А.Н. Яр-Кравченко рассказывает о первой встрече с Клюевым и о своей дружбе с ним: «В 1928 году в Зале поощрения художеств, в Ленинграде, па улице Герцена, 39, была открыта выставка художников-куинджистов. Приехав издалека, я с жадностью рассматривал экспонированные тут работы. Среди многочисленных зрителей я увидел пожилого человека с бородой, в поддевке и в сапогах. Сначала удивился, потом поразило, как он внимательно рассматривал рисунки, этюды и картины, он смотрел, а вокруг него мнутся люди, да какие! Вся интеллигенция, люди, видимо, искусства. Слышу, заговорил, да как заговорил! Умно, осмысленно и толково. Я посмотрел еще раз на старика и пошел в следующий зал. Увидел прекрасные портреты Ф. Бухгольца.
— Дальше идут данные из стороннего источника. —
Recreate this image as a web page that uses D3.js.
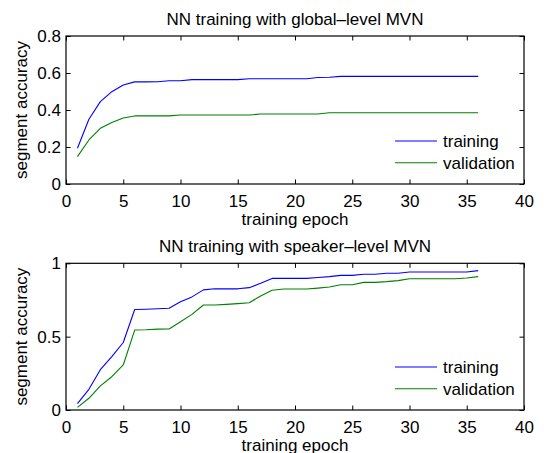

Среди изображенных артистов, писателей и поэтов увидел человека с бородой, вглядываюсь в надпись под портретом:„Поэт Н. Клюев".
К этому времени с группой зрителей в зал вошел и он. Я присоединился к идущим и оказался возле поэта. Рассматривая пейзаж, он склонился к этикетке, но, видимо, без очков не мог прочесть и обратился ко мне: „Вы не будете добры разобрать, что под этим пейзажем написано?". Я пробежал глазами и прочел вслух содержание. Он поблагодарил меня, завязался разговор, и мы познакомились. Я сказал, что приехал поступать в Академию художеств. Он пожелал мне успеха, и мы пошли, продолжая осмотр выставки и обмениваясь мнениями. Долго ходили по выставке, устали и присели на диван отдохнуть; говорили об искусстве, литературе, он рассказывал о писателях, я завел разговор о Есенине, он прослезился, вспоминая о нем. К нам подошли две дамы. Клюев представил меня: „Вот молодой художник, знакомьтесь". Я назвал себя. „А это, – сказал Клюев, – жена Есенина – внучка графа Л.Н. Толстого – Софья Андреевна". – „Очень приятно!" – И я пожал протянутую мне руку, так было и со второй дамой. Осмотрев выставку, всей этой компанией пошли к нему домой, на улицу Герцена, 45, кв. 8. Это было началом нашего знакомства.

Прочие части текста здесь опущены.